A new investigation has revealed that UK gambling companies are secretly sharing users’ data with Facebook’s parent company, Meta, without permission. This could be a serious breach of data protection laws.
Many gambling websites embed the hidden tracking tool, Meta Pixel. This tool collects user activity, including the pages they visit and the buttons they click. It then shares this data with Meta, which profiles users as gamblers and targets them with casino and betting ads.
By law, companies must get explicit consent before using or sharing personal data for marketing. However, as reported in The Guardian recently, testing by the Observer on 150 gambling websites found that many ignored these rules.
The investigation found that 52 gambling websites, including prominent names like Hollywoodbets, Sporting Index, Bwin, Lottoland, 10Bet and Bet442, automatically sent data to Meta as soon as their pages loaded. This happened before users had a chance to accept or reject tracking.
The result? Facebook flooded users with casino and gambling ads. Following visits to multiple gambling sites, a reporter received an avalanche of advertisements from 49 different brands. This means that not just websites shared their data unlawfully, but others, too.
Even companies that followed data rules, such as Ladbrokes, Sky Bet, BetVictor, Tombola and Bet365, unknowingly benefited from the profiling. This shows that the gambling industry still has issues with how it handles personal data.
Politicians and experts have condemned the practice. Former Conservative leader Iain Duncan Smith called for an “immediate intervention.”
He warned that gambling companies’ marketing tactics are “out of control.” He said that the current regulations are “failing to protect users.”
Wolfie Christl, a data privacy expert, said, “Meta is complicit and must be held accountable.” He accused the company of ignoring illegal data-sharing practices while continuing to profit from them.
The Betting and Gaming Council (BGC) pointed to the fact that advertising must comply with rigid guidelines. They added that previous government research didn’t prove a link between exposure to advertising and developing a gambling problem.
This isn’t an isolated incident. Gambling firms have mishandled user data before. In September, the Information Commissioner’s Office (ICO) reprimanded Sky Betting & Gaming for using advertising cookies without permission. The company blamed a technical error but has since changed its approach.
According to a High Court ruling in England and Wales, Sky Betting and Gaming, owned by Flutter Entertainment, was also recently found guilty of unlawful data use. The case was brought by a customer who complained that Sky Betting and Gaming sent him targeted marketing messages between 2017 and 2019, despite being clearly addicted to gambling.
The UK Gambling Commission (UKGC) recently introduced new rules to stop companies from cross-selling different gambling products to the same customers. However, no regulation prevents firms from using Meta’s profiling to attract new users. The UKGC also recently launched a consultation on proposed new rules aimed at making gambling in Britain safer and fairer, as recommended by the White Paper of the Gambling Act Review.
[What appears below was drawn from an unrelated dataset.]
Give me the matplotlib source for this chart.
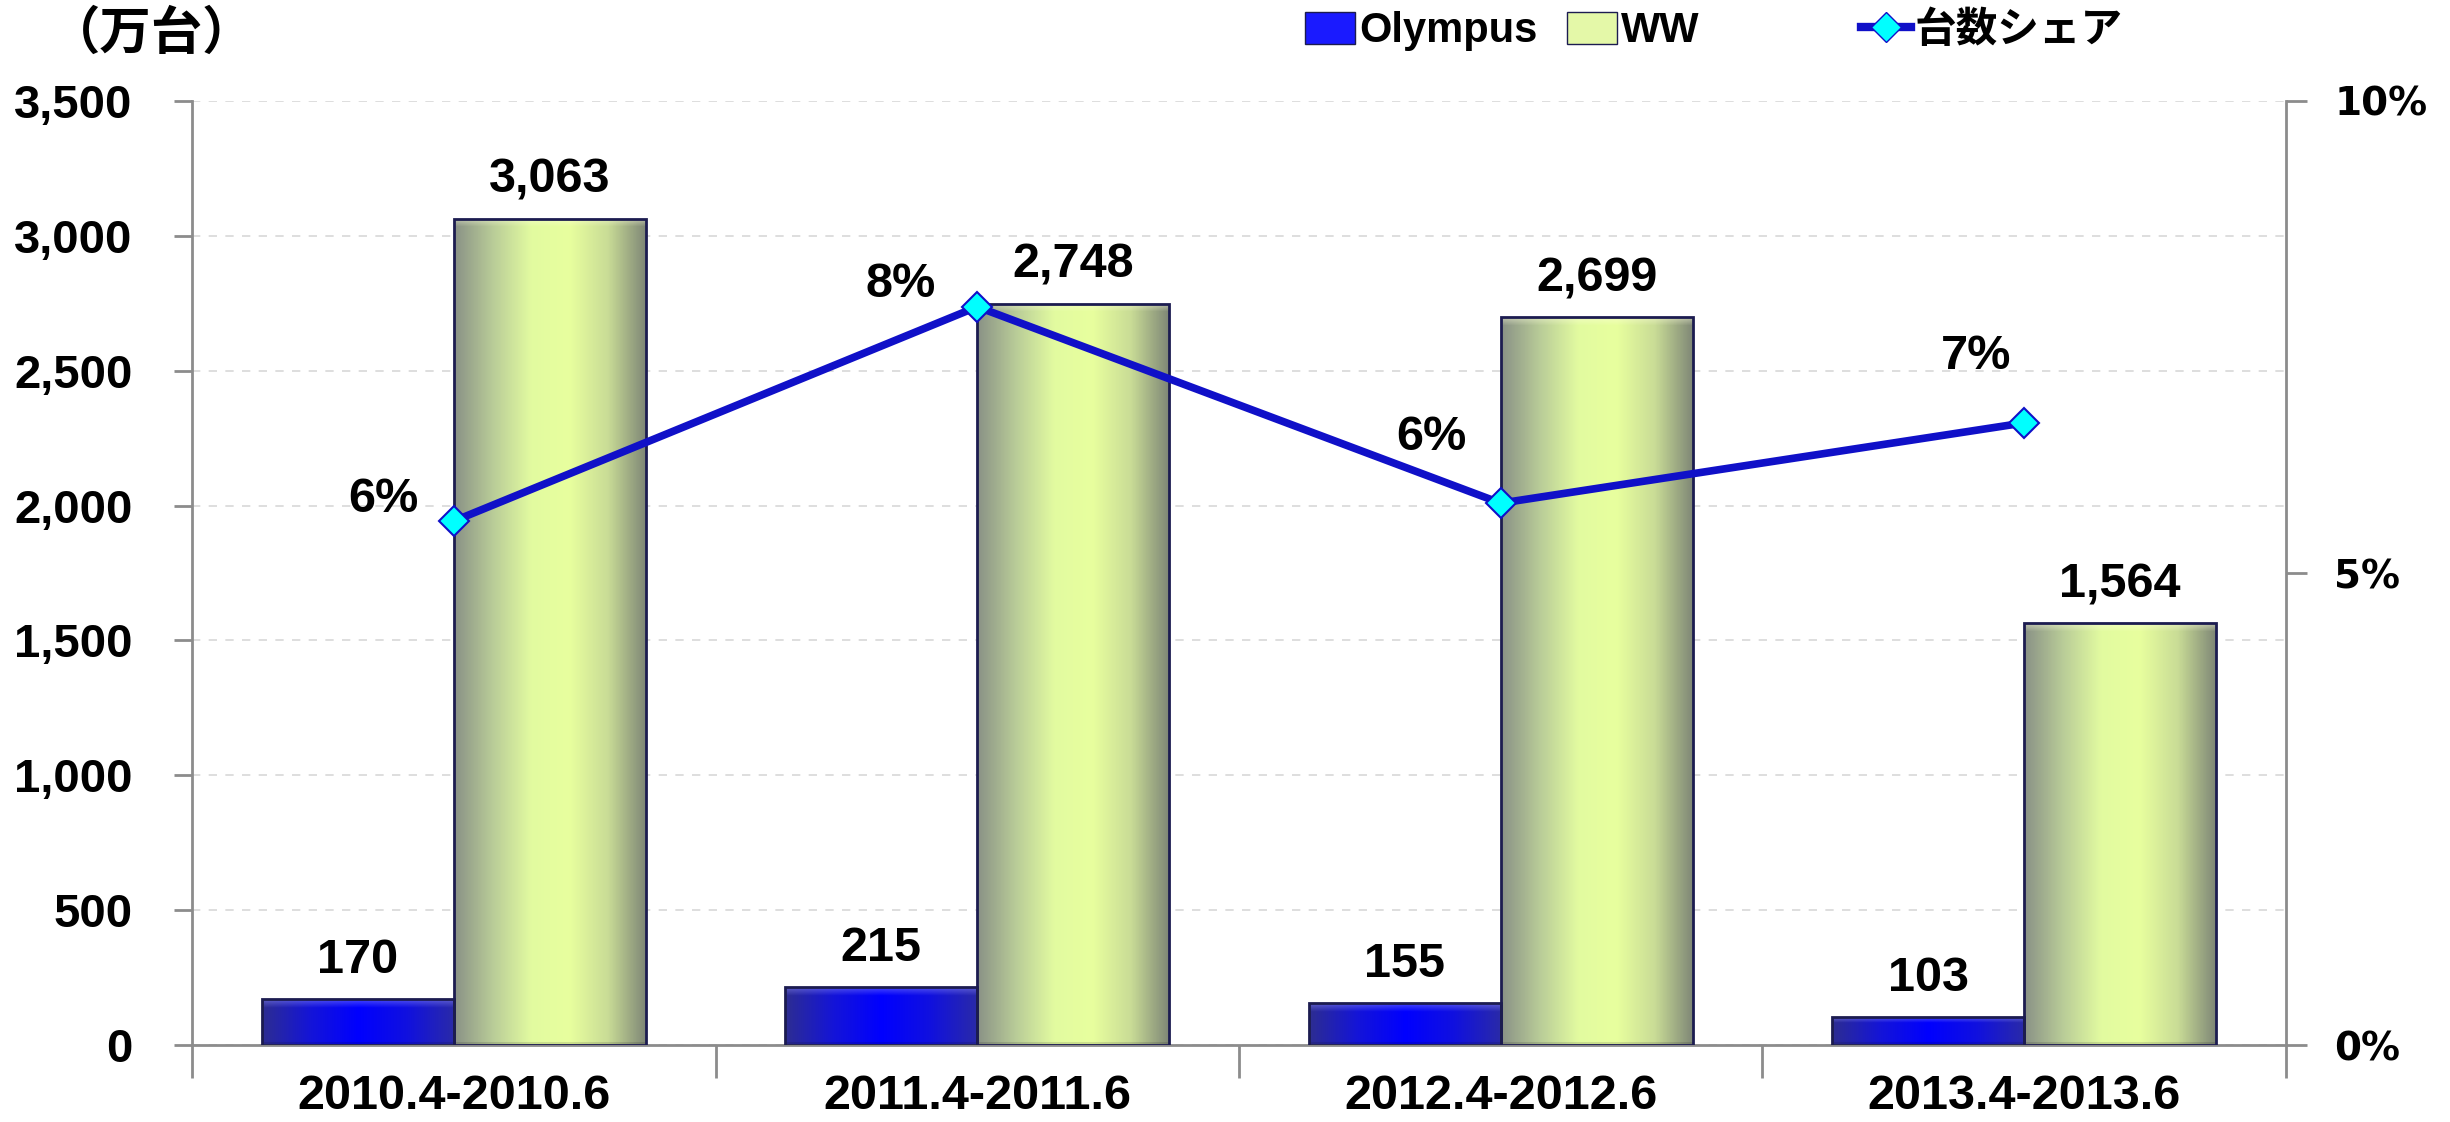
import matplotlib
matplotlib.use("Agg")
import matplotlib.pyplot as plt
import numpy as np
from matplotlib.colors import LinearSegmentedColormap
from matplotlib.lines import Line2D
from matplotlib.patches import Patch
from matplotlib.ticker import FuncFormatter, FixedLocator

plt.rcParams["font.family"] = ["Liberation Sans", "Noto Sans CJK JP", "DejaVu Sans"]
plt.rcParams["font.weight"] = "bold"

periods = ["2010.4-2010.6", "2011.4-2011.6", "2012.4-2012.6", "2013.4-2013.6"]
olympus = [170, 215, 155, 103]
ww = [3063, 2748, 2699, 1564]
share_pct = [5.55, 7.82, 5.74, 6.59]
share_labels = ["6%", "8%", "6%", "7%"]
left_ticks = [0, 500, 1000, 1500, 2000, 2500, 3000, 3500]
right_ticks = [0, 5, 10]

BAR_W = 0.367
LINE_BLUE = "#1010c8"
EDGE = "#1c1c50"
OLY_PROFILE = ["#2d2d92", "#1414d8", "#0000ff", "#1010e0", "#2a2aa8"]
WW_PROFILE = ["#8a9286", "#b9cc98", "#e2fba0", "#e8ff9e", "#c9dc96", "#7e8676"]

fig = plt.figure(figsize=(24.5, 11.22), dpi=100)
ax = fig.add_axes([0.0784, 0.0686, 0.8546, 0.8414])
ax2 = ax.twinx()

x = np.arange(len(periods))
px_per_unit = 944 / 3500


def gradient_bars(bars, profile, light):
    cmap = LinearSegmentedColormap.from_list("g", profile)
    cols = cmap(np.linspace(0, 1, 200))[:, :3]
    for patch in bars:
        x0, y0 = patch.get_x(), patch.get_y()
        w, h = patch.get_width(), patch.get_height()
        npx = max(int(h * px_per_unit), 4)
        img = np.tile(cols, (npx, 1, 1))
        bevel = min(9, npx // 4)
        fade = np.linspace(0.45, 0.0, bevel)[:, None, None]
        img[:bevel] = img[:bevel] * (1 - fade) + np.array(light) * fade
        img[-3:] = img[-3:] * 0.88
        im = ax.imshow(img, extent=[x0, x0 + w, y0, y0 + h], aspect="auto",
                       origin="upper", interpolation="bilinear", zorder=2)
        im.set_clip_path(patch)
        patch.set_facecolor("none")
        patch.set_zorder(3)


b1 = ax.bar(x - BAR_W / 2, olympus, width=BAR_W, edgecolor=EDGE, linewidth=2)
b2 = ax.bar(x + BAR_W / 2, ww, width=BAR_W, edgecolor=EDGE, linewidth=2)
gradient_bars(b1, OLY_PROFILE, (0.6, 0.6, 1.0))
gradient_bars(b2, WW_PROFILE, (1.0, 1.0, 0.88))
ax.set_xlim(-0.5, len(periods) - 0.5)
ax.set_ylim(0, 3500)
ax2.set_ylim(0, 10)

for bars, vals in ((b1, olympus), (b2, ww)):
    for patch, v in zip(bars, vals):
        ax.annotate(f"{v:,}", (patch.get_x() + patch.get_width() / 2, v),
                    xytext=(0, 16), textcoords="offset pixels",
                    ha="center", va="bottom", fontsize=35, fontweight="bold", zorder=5)

ax2.plot(x, share_pct, color=LINE_BLUE, lw=5.5, marker="D", markersize=15,
         markerfacecolor="#00ffff", markeredgecolor=LINE_BLUE, markeredgewidth=1.5, zorder=4)
label_offsets = [(-70, 22), (-77, 22), (-69, 66), (-48, 66)]
for xi, v, lab, off in zip(x, share_pct, share_labels, label_offsets):
    ax2.annotate(lab, (xi, v), xytext=off, textcoords="offset pixels",
                 ha="center", va="center", fontsize=35, fontweight="bold")

# axes styling
grey = "#8c8c8c"
ax.yaxis.set_major_locator(FixedLocator(left_ticks))
ax.yaxis.set_major_formatter(FuncFormatter(lambda v, p: f"{int(v):,}"))
ax.yaxis.grid(True, linestyle=(0, (5, 5)), color="#d8d8d8", lw=1.2)
ax.set_axisbelow(True)
ax.tick_params(axis="y", direction="out", length=13, width=2, color=grey,
               labelsize=34, pad=30)
ax.set_xticks(np.arange(-0.5, len(periods)), [])
ax.set_xticks(x, periods, minor=True)
ax.tick_params(axis="x", which="major", direction="out", length=24, width=2, color=grey)
ax.tick_params(axis="x", which="minor", length=0, labelsize=35, pad=21)
for lab in ax.get_yticklabels() + ax.get_xticklabels(minor=True):
    lab.set_fontweight("bold")
for s in ("top", "right"):
    ax.spines[s].set_visible(False)
for s in ("left", "bottom"):
    ax.spines[s].set_color(grey)
    ax.spines[s].set_linewidth(2)

ax2.yaxis.set_major_locator(FixedLocator(right_ticks))
ax2.set_yticklabels([f"{t}%" for t in right_ticks], fontsize=28, fontweight="bold",
                    family="DejaVu Sans")
ax2.tick_params(axis="y", direction="out", length=15, width=2, color=grey, pad=20)
for s in ("top", "left", "bottom"):
    ax2.spines[s].set_visible(False)
ax2.spines["right"].set_color(grey)
ax2.spines["right"].set_linewidth(2)

fig.text(0.062, 0.97, "（万台）", fontsize=37, fontweight="bold",
         ha="center", va="center", family=["Noto Sans CJK JP", "DejaVu Sans"])

# legend entries placed as separate columns
handles = [
    Patch(facecolor="#1a1aff", edgecolor=EDGE, label="Olympus"),
    Patch(facecolor="#e4f8a8", edgecolor=EDGE, label="WW"),
    Line2D([], [], color=LINE_BLUE, lw=6, marker="D", markersize=15,
           markerfacecolor="#00ffff", markeredgecolor=LINE_BLUE, label="台数シェア"),
]
for h, xpos in zip(handles, [0.524, 0.631, 0.751]):
    fig.legend(handles=[h], loc="center left", bbox_to_anchor=(xpos, 0.972),
               frameon=False, borderpad=0, handlelength=1.2, handleheight=0.8,
               handletextpad=0.1, prop={"size": 30, "weight": "bold",
                                        "family": ["Liberation Sans", "Noto Sans CJK JP"]})

fig.savefig("out.png", dpi=100)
The ICO has warned that companies must use tracking tools lawfully and transparently. The ICO said they would take further action with fines of up to £500,000. A spokesperson told the Observer, “Too often, there is a lack of accountability for how these tools collect and use people’s personal information, with poor transparency and deceptive design.”
Gambling firms react
After being contacted by the Observer, several gambling companies changed their websites. Some disabled Meta Pixel entirely, while others updated their tracking settings to prevent automatic data sharing.
Bwin, who shared data without consent, admitted to an ‘internal error’ and vowed to fix the issue. But, despite criticism, some remained silent. Hollywoodbets, who sponsor Premier League football club Brentford, say it complied with regulatory requirements but did not comment further. Bet365, Lottoland declined to comment, and Sporting Index and 10Bet didn’t respond to the Observer’s requests.
Experts fear that fierce marketing tactics could make gambling addiction worse. Professor Heather Wardle, a gambling researcher at Glasgow University, described this unchecked advertising as “hugely risky.”
Meta did not comment on the Observer’s findings and says businesses using its tools must gain user consent. However, critics argue that the company does little to enforce these rules. Mounting pressure may force regulators to take more decisive action. For now, the scandal has exposed yet another example of how personal data is being misused in the digital age.
The public and lawmakers are now closely observing developments to see if authorities will hold Meta and gambling firms accountable. If authorities don’t enforce stricter regulations, similar data misuse cases may go unchecked. It is crucial for regulatory bodies to take swift action against any breaches.
While the digital age has brought convenience for gamblers, increased advancements in technology and clever ways to exploit online security means that all safeguards to protect user privacy must be more potent. Holding companies accountable reinforces public trust in the platforms and the gambling industry. Continuous exploitation of users and their data undermines the integrity of the entire industry.